Because one of the performers canceled, I was asked by local writer and performer Tara Jepsen to fill in during one of the show's 16 installments, and in accepting I got a frenetic peek at the behind-the-scenes action. (I was part of a comedy sketch where I got to wear a '70s leotard and perform improvisational-dance moves.) The show's house band, the Two-Bit Tonic Players -- which featured powerhouses from the Olympia indie-rock scene, including Rachel Carns from the Need, Nora Danielson from the Intima, Betsy Kwo from Ibobuki and Betty Ruption from Boy Pussy USA -- kept the mood charmed and freaky, while Dr. Frockrocket (local musician Jody Bleyle, formerly of Team Dresch and now a member of the Infinite Xes) cajoled and serenaded until her voice gave out.
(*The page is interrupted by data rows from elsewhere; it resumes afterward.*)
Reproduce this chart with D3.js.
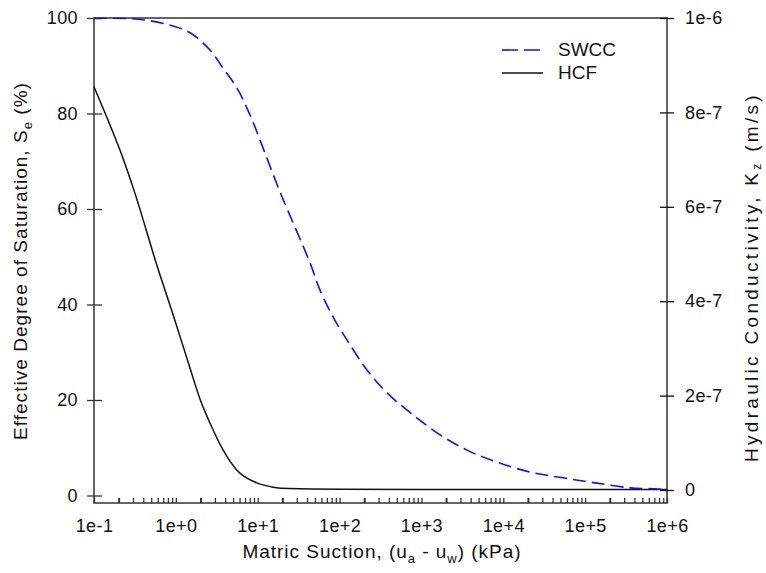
<!DOCTYPE html>
<html>
<head>
<meta charset="utf-8">
<script src="https://cdn.jsdelivr.net/npm/d3@7"></script>
<style>
  body { margin: 0; background: #fff; }
  svg { display: block; font-family: "Liberation Sans", Arial, sans-serif; }
</style>
</head>
<body>
<svg id="chart" width="766" height="573"></svg>
<script>
// suction (kPa) and effective degree of saturation (%)
const swccSuction = [0.1, 0.32, 0.77, 1.49, 2.61, 3.77, 5.58, 8.05, 11.6, 18.7, 43.6, 57.7, 83.2, 123, 216, 380, 789, 1690, 3610, 8370, 21200, 53700, 138000, 355000, 676000, 1000000]
const swccSe = [99.9, 99.8, 98.7, 96.9, 93.3, 89.5, 85.3, 79.7, 72.8, 63.6, 48.7, 43.0, 37.4, 32.6, 26.3, 21.5, 16.9, 12.7, 9.5, 7.0, 4.9, 3.7, 2.6, 1.6, 1.4, 1.2]

// suction (kPa) and hydraulic conductivity (m/s)
const hcfSuction = [0.1, 0.157, 0.226, 0.316, 0.589, 0.923, 1.49, 1.97, 2.61, 3.77, 5.58, 9.77, 15.4, 24.5, 100, 1000, 10000, 100000, 1000000]
const hcfK = [8.54e-7, 7.73e-7, 7.03e-7, 6.29e-7, 4.75e-7, 3.72e-7, 2.58e-7, 1.93e-7, 1.42e-7, 8.5e-8, 4.2e-8, 1.5e-8, 6e-9, 3e-9, 1.5e-9, 1e-9, 1e-9, 1e-9, 1e-9]

const xDecades = [0.1, 1, 10, 100, 1000, 10000, 100000, 1000000]
const leftTicks = [0, 20, 40, 60, 80, 100]
const rightTicks = [0, 2e-7, 4e-7, 6e-7, 8e-7, 1e-6]
const rightTickLabels = ['0', '2e-7', '4e-7', '6e-7', '8e-7', '1e-6']

const plot = { left: 94, right: 667, top: 18, bottom: 503 }
const fontSize = 18
const axisColor = '#333'
const blue = '#1010fa'

const svg = d3.select('#chart')

const x = d3.scaleLog().domain([0.1, 1e6]).range([plot.left, plot.right])
const yLeft = d3.scaleLinear().domain([0, 100]).range([495.5, plot.top])
const yRight = d3.scaleLinear().domain([0, 1e-6]).range([490, plot.top])

// minor ticks at every 1..9 multiple of each decade
const xMinor = []
xDecades.forEach(d => {
  for (let m = 1; m <= 9; m++) {
    const v = d * m
    if (v <= 1e6 + 1) xMinor.push(v)
  }
})

function expLabel (v) {
  const e = Math.round(Math.log10(v))
  return '1e' + (e >= 0 ? '+' + e : e)
}

function styleTickText (sel) {
  sel.attr('fill', '#111')
    .style('font-size', fontSize + 'px')
    .style('font-family', '"Liberation Sans", Arial, sans-serif')
    .style('letter-spacing', '0.4px')
}

// stretch a title to the width it takes in the reference
function fitLength (text, target) {
  const n = text.text().length
  const len = text.node().getComputedTextLength()
  text.style('letter-spacing', ((target - len) / n) + 'px')
}

// frame
svg.append('rect')
  .attr('x', plot.left)
  .attr('y', plot.top)
  .attr('width', plot.right - plot.left)
  .attr('height', plot.bottom - plot.top)
  .attr('fill', 'none')
  .attr('stroke', axisColor)
  .attr('stroke-width', 1.5)

// bottom axis: inward ticks, labels only on decades
const xAxis = svg.append('g')
  .attr('transform', `translate(0,${plot.bottom})`)
  .call(d3.axisBottom(x)
    .tickValues(xMinor)
    .tickSize(-5)
    .tickFormat(v => xDecades.some(d => Math.abs(d - v) / d < 1e-6) ? expLabel(v) : ''))
xAxis.select('.domain').remove()
xAxis.selectAll('.tick line')
  .attr('stroke', axisColor)
  .attr('stroke-width', (d, i) => (i % 9 === 1 ? 2 : 1.3))
xAxis.selectAll('.tick text')
  .attr('y', 29)
  .attr('dy', 0)
  .call(styleTickText)

// left axis: ticks cross the line
const leftAxis = svg.append('g')
  .attr('transform', `translate(${plot.left},0)`)
  .call(d3.axisLeft(yLeft).tickValues(leftTicks).tickSize(7).tickPadding(9))
leftAxis.select('.domain').remove()
leftAxis.selectAll('.tick line').attr('x1', 8).attr('stroke', axisColor).attr('stroke-width', 1.3)
leftAxis.selectAll('.tick text').call(styleTickText)

// right axis
const rightAxis = svg.append('g')
  .attr('transform', `translate(${plot.right},0)`)
  .call(d3.axisRight(yRight).tickValues(rightTicks).tickSize(7).tickPadding(11)
    .tickFormat((v, i) => rightTickLabels[i]))
rightAxis.select('.domain').remove()
rightAxis.selectAll('.tick line').attr('x1', -7).attr('stroke', '#111').attr('stroke-width', 1.3)
rightAxis.selectAll('.tick text').call(styleTickText)

// curves
const swccLine = d3.line()
  .x((d, i) => x(swccSuction[i]))
  .y(d => yLeft(d))
  .curve(d3.curveCatmullRom)

const hcfLine = d3.line()
  .x((d, i) => x(hcfSuction[i]))
  .y(d => yRight(d))
  .curve(d3.curveMonotoneX)

svg.append('path')
  .datum(hcfK)
  .attr('d', hcfLine)
  .attr('fill', 'none')
  .attr('stroke', '#111')
  .attr('stroke-width', 1.5)

svg.append('path')
  .datum(swccSe)
  .attr('d', swccLine)
  .attr('fill', 'none')
  .attr('stroke', blue)
  .attr('stroke-width', 1.6)
  .attr('stroke-dasharray', '13,6')

// legend
const legend = svg.append('g')
legend.append('line')
  .attr('x1', 502).attr('x2', 541).attr('y1', 50).attr('y2', 50)
  .attr('stroke', blue).attr('stroke-width', 1.6).attr('stroke-dasharray', '16,6')
legend.append('line')
  .attr('x1', 502).attr('x2', 543).attr('y1', 73).attr('y2', 73)
  .attr('stroke', '#111').attr('stroke-width', 1.5)
legend.append('text').attr('x', 558).attr('y', 56).text('SWCC')
  .attr('fill', '#111').style('font-size', '19px')
legend.append('text').attr('x', 558).attr('y', 79).text('HCF')
  .attr('fill', '#111').style('font-size', '19px')

// axis titles
const xTitle = svg.append('text')
  .attr('x', 382)
  .attr('y', 558)
  .attr('text-anchor', 'middle')
  .attr('fill', '#111')
  .style('font-size', '19px')
xTitle.append('tspan').text('Matric Suction, (u')
xTitle.append('tspan').text('a').attr('dy', 5).style('font-size', '13px')
xTitle.append('tspan').text(' - u').attr('dy', -5)
xTitle.append('tspan').text('w').attr('dy', 5).style('font-size', '13px')
xTitle.append('tspan').text(') (kPa)').attr('dy', -5)
fitLength(xTitle, 279)

const yTitle = svg.append('text')
  .attr('transform', 'translate(27,261) rotate(-90)')
  .attr('text-anchor', 'middle')
  .attr('fill', '#111')
  .style('font-size', '19px')
yTitle.append('tspan').text('Effective Degree of Saturation, S')
yTitle.append('tspan').text('e').attr('dy', 5).style('font-size', '13px')
yTitle.append('tspan').text(' (%)').attr('dy', -5)
fitLength(yTitle, 358)

const y2Title = svg.append('text')
  .attr('transform', 'translate(758,277) rotate(-90)')
  .attr('text-anchor', 'middle')
  .attr('fill', '#111')
  .style('font-size', '19px')
y2Title.append('tspan').text('Hydraulic Conductivity, K')
y2Title.append('tspan').text('z').attr('dy', 3).style('font-size', '12px')
y2Title.append('tspan').text(' (m/s)').attr('dy', -3)
fitLength(y2Title, 370)
</script>
</body>
</html>
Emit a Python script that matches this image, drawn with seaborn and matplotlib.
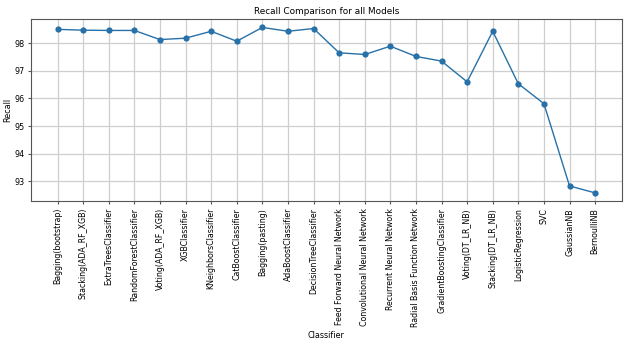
import matplotlib
matplotlib.use("Agg")
import matplotlib.pyplot as plt
import seaborn as sns
import pandas as pd

classifiers = [
    "Bagging(bootstrap)", "Stacking(ADA_RF_XGB)", "ExtraTreesClassifier",
    "RandomForestClassifier", "Voting(ADA_RF_XGB)", "XGBClassifier",
    "KNeighborsClassifier", "CatBoostClassifier", "Bagging(pasting)",
    "AdaBoostClassifier", "DecisionTreeClassifier", "Feed Forward Neural Network",
    "Convolutional Neural Network", "Recurrent Neural Network",
    "Radial Basis Function Network", "GradientBoostingClassifier",
    "Voting(DT_LR_NB)", "Stacking(DT_LR_NB)", "LogisticRegression", "SVC",
    "GaussianNB", "BernoulliNB",
]
recall = [
    98.50, 98.47, 98.46, 98.46, 98.13, 98.18, 98.43, 98.07, 98.57, 98.43, 98.53,
    97.65, 97.59, 97.89, 97.52, 97.35, 96.60, 98.43, 96.53, 95.81, 92.83, 92.58,
]

df = pd.DataFrame({"Classifier": classifiers, "Recall": recall})

fig, ax = plt.subplots(figsize=(6.27, 3.48), dpi=100)
sns.lineplot(data=df, x="Classifier", y="Recall", marker="o", color="#2771a8",
             linewidth=1.0, markersize=4.5, markeredgewidth=0, ax=ax, sort=False)
ax.grid(True, color="#cfcfcf", linewidth=0.9)
ax.set_axisbelow(True)
ax.set_title("Recall Comparison for all Models", fontsize=6.4, pad=3.5)
ax.set_xlabel("Classifier", fontsize=5.8, labelpad=3)
ax.set_ylabel("Recall", fontsize=5.8, labelpad=1.5)
ax.tick_params(axis="x", labelrotation=90, labelsize=5.7, length=2.5, pad=2.5,
               color="#555555")
ax.tick_params(axis="y", labelsize=5.8, length=2.5, pad=2.0, color="#555555")
for s in ax.spines.values():
    s.set_linewidth(0.8)
    s.set_color("#555555")
fig.subplots_adjust(left=0.049, right=0.992, top=0.945, bottom=0.422)
fig.savefig("out.png", dpi=100)
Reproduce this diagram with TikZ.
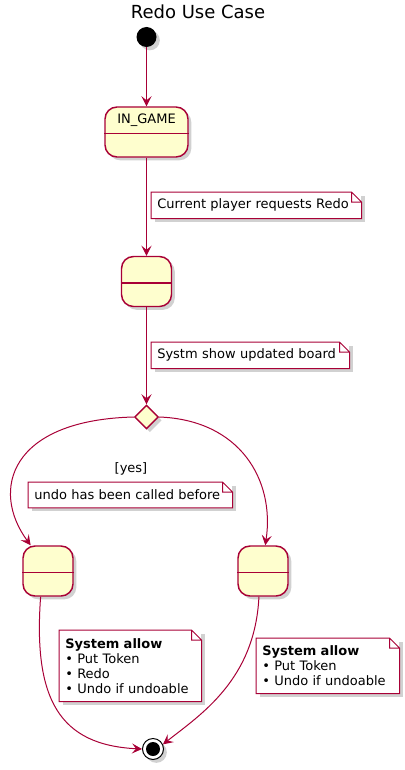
\documentclass[tikz,border=0pt]{standalone}
\usepackage{fontspec}
\setmainfont{DejaVu Sans}
\usetikzlibrary{arrows.meta,shapes.geometric,shadows,calc}
\definecolor{umlred}{HTML}{A80036}
\definecolor{umlfill}{HTML}{FEFECE}
\newcommand\notefont{\fontsize{9.75}{11.25}\selectfont}
\begin{document}
\begin{tikzpicture}[x=0.75pt, y=-0.75pt,
  shade/.style = {drop shadow={shadow xshift=2.5pt, shadow yshift=-2.5pt, opacity=0.3, fill=black!60}},
  state/.style = {draw=umlred, fill=umlfill, line width=1.1pt, rounded corners=9pt, minimum width=37.5pt, minimum height=37.5pt, inner sep=0pt, shade},
  note/.style = {fill=white, anchor=north west, inner xsep=4.5pt, inner ysep=0pt, align=left, font=\notefont, shade},
  line/.style = {draw=umlred, line width=0.75pt, -{Stealth[length=7.5pt, width=7.5pt, inset=3pt]}},
  txt/.style = {font=\notefont, inner sep=0pt}]
\useasboundingbox (0,0) rectangle (404,770);
\node[font=\fontsize{13.5}{16}\selectfont, inner sep=0pt] (title) at (198,12) {Redo Use Case};
% states
\node[circle, fill=black, minimum size=15pt, inner sep=0pt, shade] (start) at (146.5,37) {};
\node[state, minimum width=62.25pt] (ingame) at (146.5,132) {};
\node[txt] (ingamelbl) at (146.5,120.5) {IN\_GAME};
\node[state] (redo) at (146.5,281.5) {};
\node[diamond, draw=umlred, fill=umlfill, line width=1.1pt, minimum width=18pt, minimum height=18pt, inner sep=0pt, shade] (choice) at (146.5,417) {};
\node[state] (yesst) at (48,571) {};
\node[state] (nost) at (263,571) {};
\node[circle, draw=black, fill=white, line width=0.75pt, minimum size=15.75pt, inner sep=0pt, shade] (stop) at (153,749) {};
\node[circle, fill=black, minimum size=10.5pt, inner sep=0pt] (stopdot) at (153,749) {};
\foreach \s in {ingame,redo,yesst,nost}
  \draw[umlred, line width=1.1pt] ($(\s.north west)+(0,27)$) -- ($(\s.north east)+(0,27)$);
% notes
\node[note, minimum width=157.5pt, text width=148.5pt, minimum height=19.5pt] (note1) at (151,192) {Current player requests Redo};
\node[note, minimum width=148.5pt, text width=139.5pt, minimum height=19.5pt] (note2) at (151,342) {Systm show updated board};
\node[txt] (yes) at (131,469) {[yes]};
\node[note, minimum width=153pt, text width=144pt, minimum height=19pt] (note3) at (28,482) {undo has been called before};
\node[note, minimum width=106.5pt, text width=97.5pt, minimum height=53.25pt] (note4) at (59,630) {\textbf{System allow}\\• Put Token\\• Redo\\• Undo if undoable};
\node[note, minimum width=107.25pt, text width=98.25pt, minimum height=41.25pt] (note5) at (256,638) {\textbf{System allow}\\• Put Token\\• Undo if undoable};
\foreach \n in {note1,note2,note3,note4,note5}
  \draw[umlred, line width=0.75pt] (\n.south west) -- (\n.north west) -- ($(\n.north east)+(-10,0)$) -- ($(\n.north east)+(0,10)$) -- (\n.south east) -- cycle
    ($(\n.north east)+(-10,0)$) -- ($(\n.north east)+(-10,10)$) -- ($(\n.north east)+(0,10)$);
% transitions
\draw[line] (start) -- (ingame);
\draw[line] (ingame) -- (redo);
\draw[line] (redo) -- (choice);
\draw[line] (choice.west) .. controls (10,420) and (-10,490) .. (yesst.124);
\draw[line] (choice.east) .. controls (240,420) and (275,480) .. (nost.85);
\draw[line] (yesst.254) .. controls (33,700) and (60,745) .. (stop.west);
\draw[line] (nost.261) .. controls (255,680) and (200,715) .. (stop.25);
\end{tikzpicture}
\end{document}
At the very end, after Two Ton Boa's Beth Stinson danced a mean flamenco, performer Spider ranted and raved and performance artist Bridget Irish crafted four-leaf clovers using only green paint and her butt cheeks, Nomy Lamm took the stage. A writer, activist and self-proclaimed "badass fatass Jew dyke amputee," Lamm brought the show to the only logical conclusion remaining. As her full, throaty voice wrapped itself around a distinctly funky beat while she sang the words, "You free your mind, you free your effigy," the motley cast assembled onstage for a cathartic round of can shaking.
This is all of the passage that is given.